Over several decades, beginning in 1839, statutes that enabled women to control real and personal property, enter into contracts and lawsuits, inherit independently of their husbands, work for a salary, and write wills were enacted. The first such law was in Mississippi, which in 1839 granted married women the right to own (but not control) property in her own name.[4] It was enacted after a successful case by Chickasaw a woman, Betsy Love Allen, prevented a creditor of her husband from seizing her separately owned property.[5][6] Maine and Maryland did likewise in 1840. In 1842, New Hampshire allowed married women to own and manage property in their own name during the incapacity of their husband, and Kentucky did the same in 1843. In 1844 Maine extended married women property rights by granting them separate economy and then trade licenses. Massachusetts also granted married women separate economy in 1844.[7]

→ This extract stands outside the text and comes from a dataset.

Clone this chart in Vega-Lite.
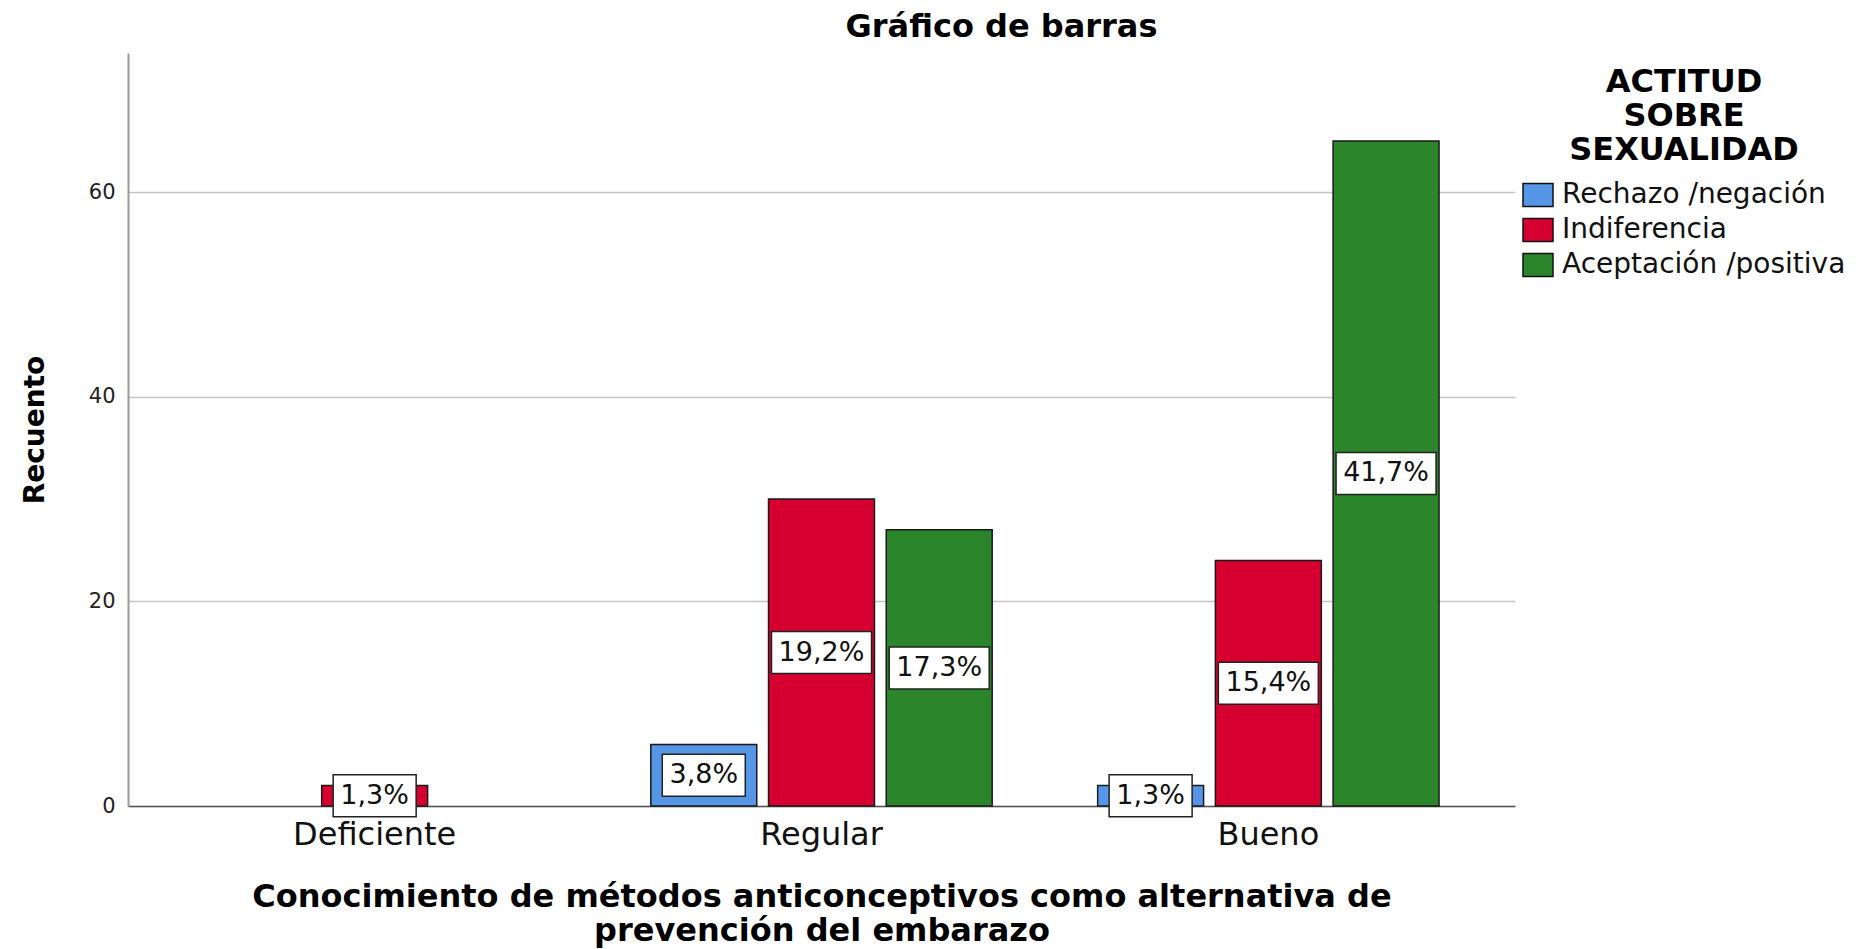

Usually, concerns for family integrity and protecting a household from economic crisis, rather than a liberal conception of the role of women in society, motivated these changes.[1] Change came in piecemeal fashion. As late as 1867 a decision of the Supreme Court of Illinois in Cole v. Van Riper noted that “It is simply impossible that a married woman should be able to control and enjoy her property as if she were sole, without practically leaving her at liberty to annul the marriage.”[8] According to one analysis, the legislation came in three phases—allowing married women to own property, then to keep their own income, then to engage in business—and advanced more quickly in the West, exactly like female suffrage did.[8]